*Rangel Alves da Costa
A seca
avança cada vez mais, a falta de chuvas amedronta. Pelos campos, o verdor deu
lugar ao acinzentado. A planta encolheu, morreu, virou pó. Paisagens tristes,
desoladas, de um melancolismo angustiante.
Água
lamacenta no fundo tanque. Um barreiro que ressecou de vez. O barro onde antes
havia água empoçada. Uma carrada d’água? Ou os olhos da cara ou a humilhação.
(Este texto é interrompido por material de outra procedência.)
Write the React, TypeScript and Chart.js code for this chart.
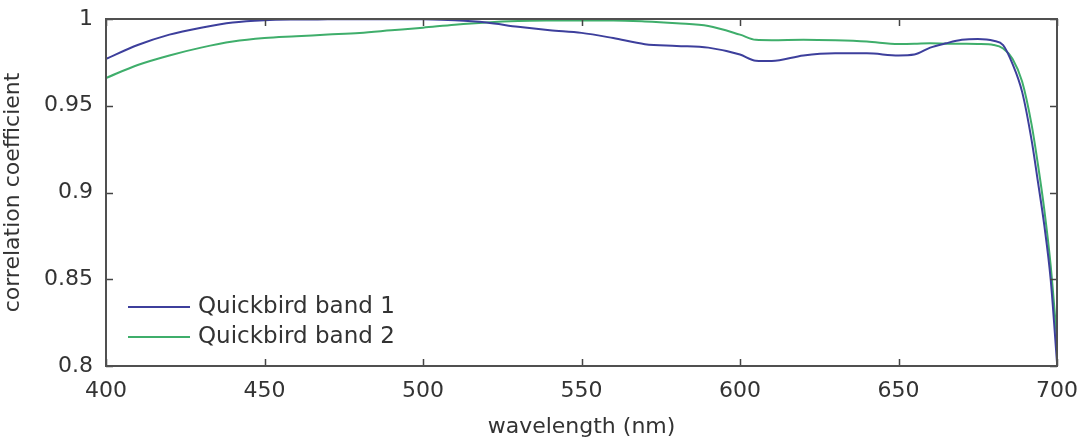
import React, { useEffect, useRef } from "react";
import { Chart, registerables } from "chart.js";

Chart.register(...registerables);

const wavelengths = [400, 410, 420, 430, 440, 450, 460, 470, 480, 490, 500, 510, 520, 530, 540, 550, 560, 570, 580, 590, 600, 605, 610, 620, 630, 640, 650, 655, 660, 665, 670, 675, 680, 683, 686, 689, 692, 694, 696, 698, 700];

const band1 = [0.977, 0.985, 0.991, 0.995, 0.998, 0.9993, 0.9997, 0.9998, 0.9999, 0.9999, 0.9998, 0.9993, 0.998, 0.9955, 0.9935, 0.992, 0.989, 0.9855, 0.9845, 0.9835, 0.9795, 0.976, 0.9758, 0.979, 0.9802, 0.9802, 0.979, 0.9795, 0.9835, 0.986, 0.988, 0.9885, 0.9875, 0.985, 0.974, 0.958, 0.93, 0.906, 0.881, 0.85, 0.802];

const band2 = [0.966, 0.9735, 0.979, 0.9835, 0.987, 0.989, 0.990, 0.991, 0.992, 0.9935, 0.995, 0.9967, 0.998, 0.9988, 0.9991, 0.9992, 0.9992, 0.9986, 0.9975, 0.996, 0.991, 0.988, 0.9878, 0.988, 0.9877, 0.987, 0.9856, 0.9857, 0.986, 0.9858, 0.9857, 0.9856, 0.985, 0.983, 0.977, 0.964, 0.939, 0.916, 0.89, 0.858, 0.815];

const seriesLabels = ["Quickbird band 1", "Quickbird band 2"];
const seriesColors = ["#3d3f9c", "#3fae6b"];

const xTicks = [400, 450, 500, 550, 600, 650, 700];
const yTicks = [0.8, 0.85, 0.9, 0.95, 1];

const FONT = "'DejaVu Sans', sans-serif";

const frameTicks = {
  id: "frameTicks",
  afterDraw(chart: any) {
    const { ctx, chartArea } = chart;
    const { left, right, top, bottom } = chartArea;
    const xs = chart.scales.x;
    const ys = chart.scales.y;
    ctx.save();
    ctx.strokeStyle = "#444444";
    ctx.lineWidth = 1.5;
    ctx.beginPath();
    xTicks.forEach((v) => {
      const px = Math.round(xs.getPixelForValue(v)) + 0.5;
      ctx.moveTo(px, bottom);
      ctx.lineTo(px, bottom - 7);
      ctx.moveTo(px, top);
      ctx.lineTo(px, top + 7);
    });
    yTicks.forEach((v) => {
      const py = Math.round(ys.getPixelForValue(v)) + 0.5;
      ctx.moveTo(left, py);
      ctx.lineTo(left + 7, py);
      ctx.moveTo(right, py);
      ctx.lineTo(right - 7, py);
    });
    ctx.stroke();
    ctx.strokeStyle = "#505050";
    ctx.lineWidth = 2;
    ctx.strokeRect(left, top, right - left, bottom - top);
    ctx.restore();

    // legend
    ctx.save();
    ctx.font = `23px ${FONT}`;
    ctx.textBaseline = "middle";
    ctx.textAlign = "left";
    chart.data.datasets.forEach((ds: any, i: number) => {
      const y = bottom - 59 + i * 30;
      ctx.strokeStyle = ds.borderColor;
      ctx.lineWidth = 2;
      ctx.beginPath();
      ctx.moveTo(left + 22, y);
      ctx.lineTo(left + 84, y);
      ctx.stroke();
      ctx.fillStyle = "#333333";
      ctx.fillText(ds.label, left + 92, y);
    });
    ctx.restore();
  },
};

export default function App() {
  const ref = useRef<HTMLCanvasElement>(null);

  useEffect(() => {
    if (!ref.current) return;
    const chart = new Chart(ref.current, {
      type: "line",
      data: {
        datasets: [band1, band2].map((vals, i) => ({
          label: seriesLabels[i],
          data: wavelengths.map((w, j) => ({ x: w, y: vals[j] })),
          borderColor: seriesColors[i],
          backgroundColor: seriesColors[i],
          borderWidth: 2,
          pointRadius: 0,
          tension: 0.4,
          cubicInterpolationMode: "monotone" as const,
          fill: false,
        })),
      },
      options: {
        animation: false,
        responsive: false,
        maintainAspectRatio: false,
        layout: { padding: { left: 0, top: 19, right: 28, bottom: 0 } },
        plugins: {
          legend: { display: false },
          tooltip: { enabled: false },
        },
        scales: {
          x: {
            type: "linear",
            min: 400,
            max: 700,
            afterBuildTicks: (scale: any) => {
              scale.ticks = xTicks.map((v) => ({ value: v }));
            },
            afterFit: (scale: any) => {
              scale.height = 74;
            },
            grid: { display: false },
            border: { display: false },
            ticks: {
              color: "#333333",
              font: { family: FONT, size: 22 },
              padding: 4,
              maxRotation: 0,
              callback: (v: any) => String(v),
            },
            title: {
              display: true,
              text: "wavelength (nm)",
              color: "#333333",
              font: { family: FONT, size: 22 },
              padding: { top: 0, bottom: 0 },
            },
          },
          y: {
            type: "linear",
            min: 0.8,
            max: 1,
            afterBuildTicks: (scale: any) => {
              scale.ticks = yTicks.map((v) => ({ value: v }));
            },
            afterFit: (scale: any) => {
              scale.width = 106;
            },
            grid: { display: false },
            border: { display: false },
            ticks: {
              color: "#333333",
              font: { family: FONT, size: 22 },
              padding: 5,
              callback: (v: any) => String(Number(v.toFixed(2))),
            },
            title: {
              display: true,
              text: "correlation coefficient",
              color: "#333333",
              font: { family: FONT, size: 22 },
              padding: { top: 0, bottom: 2 },
            },
          },
        },
      },
      plugins: [frameTicks],
    });
    return () => chart.destroy();
  }, []);

  return (
    <div style={{ position: "fixed", left: 0, top: 0, width: 1085, height: 440, background: "#ffffff" }}>
      <canvas ref={ref} width={1085} height={440} style={{ display: "block" }} />
    </div>
  );
}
Dias de angústia e de sofrimento.
Por
consequência, em diversas situações, o retrato de secura que se avoluma não
está mais sendo suportável ao sertanejo, principalmente aquele sem recursos
suficientes para manter o que lhe resta de rebanho de cria.
Nos fins
de semana em meio ao sertão, de passo em passo eu ouço palavras de aflição e
sofrimento. O estado agrava-se de tal modo que em muitas localidades não há
mais sequer um resto seco de pastagem e que permita que a vaquinha magra vá
iludindo a fome.
Triste é o
momento chegado de ter de comprar palma, farelo ou outro alimento para o bicho.
Até quando vai poder tirar do pouco que já tem para comprar ração para o bicho
na pele e no osso?
Ora, o
sertanejo já não tem além daquilo que pouco tem para sobreviver, e tirar do
quase nada é sacrifício demais. Contudo, um sacrifício que insiste em se tornar
prática no dia a dia. Mesmo sabendo que nada pode fazer ante a seca, insiste em
se armar com todas as forças.
Mas
existem outros sacrifícios. A pequena feira é reduzida ainda mais, a roupinha
do menino fica pra depois, o remédio só se não houver mesmo jeito, nada além do
necessário ao comer e beber. O cuscuz com ovos, de repente se transforma
somente no pão.
O feijão
com tiquinho de carne, de repente se transmuda apenas em qualquer coisa com
ovo. E assim por que a vaquinha magrela também é vista como da família. O
cavalo ossudo também é da família.
E não há
verdadeiro sertanejo que se sinta bem colocando um pedaço de pão na boca ou
bebendo uma caneca d’água e sabendo que o seu bicho está berrando de fome ou de
sede. Há bem dizer, chora a mesma lágrima do bicho, sente a mesma dor de seu
animal de cria.
Imenso é o
amor sentido pelo sertanejo por aquilo que possui. Padece pelo bicho uma dor
parecida com a sentida quando um filho seu está doente. Agoniza na magrez do
anima, muge por dentro a mesma sangria do animal. E isso é fácil de ser
percebido.
Por que o
homem da terra gasta mais para manter sua vaca viva do que o valor que ela
possua mesmo gorda? O amor sentido, só isso. A abnegação sentida por aquilo que
lhe está presente desde o alvorecer ao anoitecer, e dia após dia numa relação
de amizade sem fim.
No sertão,
homem e terra são uma coisa só. E homem e bicho fazem parte da mesma família.